Dunedin fluoride-IQ study finds no ill-effect

Barry Taylor.
Barry Taylor.
A planned Dunedin study into whether fluoridated water reduces IQ has been shelved.

However, another University of Otago study looking at the same controversial question has been completed, its findings accepted for publication later this year in a prominent American public health journal.

Co-authored by public health dentistry specialist Dr Jonathan Broadbent, it found no negative effect on IQ.

Leader of the shelved study, child health researcher Prof Barry Taylor, said in an email the required data was too difficult to obtain.

''The fluoride data from the Ministry [of Health] has not [been] easy to interpret and match to the B4 School data - it has got to the stage where I do not think it is worth more effort at present.''

Prof Taylor had hoped to use information obtained from health and development checks performed on children before they start school, known as a B4 School Check.

Dr Broadbent's study drew on the Dunedin Multidisciplinary Health and Development Study, whose director, Prof Richie Poulton, worked alongside Dr Broadbent and other academics on the IQ study.

The ''world class'' Dunedin study was better suited for the analysis than before-school checks, he believed.

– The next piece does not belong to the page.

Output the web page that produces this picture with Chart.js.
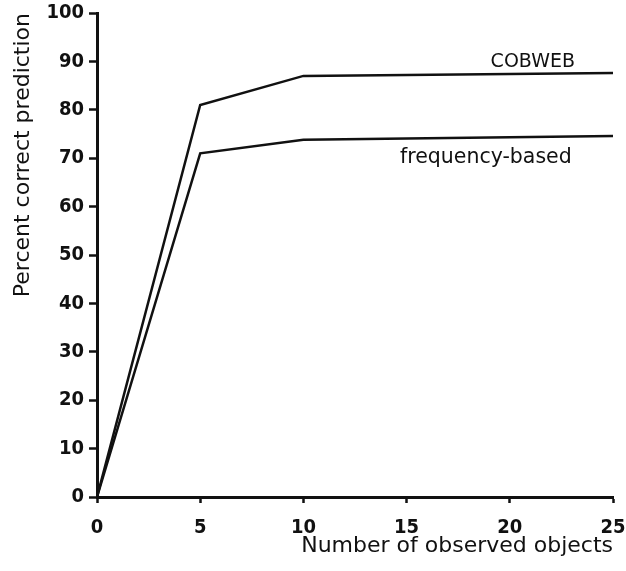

Overseas studies cited by anti-fluoride campaigners showing reduced IQ were ''rubbish'' because of design flaws, and had been widely discredited, he said.

The Dunedin study data was used in research that revealed marijuana adversely affected IQ. He believed some anti-fluoride campaigners supported decriminalising cannabis, which he found ''intriguing'' given its effects on the brain.

Visiting anti-fluoride campaigner Emeritus Prof Paul Connett, of New York, said independent scientists were concerned about the harm caused by fluoride.

That one study found no effects did not outweigh 37 overseas studies that demonstrated adverse effects, he said when contacted near Wellington.

He would examine them upon publication, but Dr Broadbent's study findings sounded ''rather convenient'', Prof Connett said.

A moratorium should be introduced to halt fluoridation of water supplies until the science was settled, he said.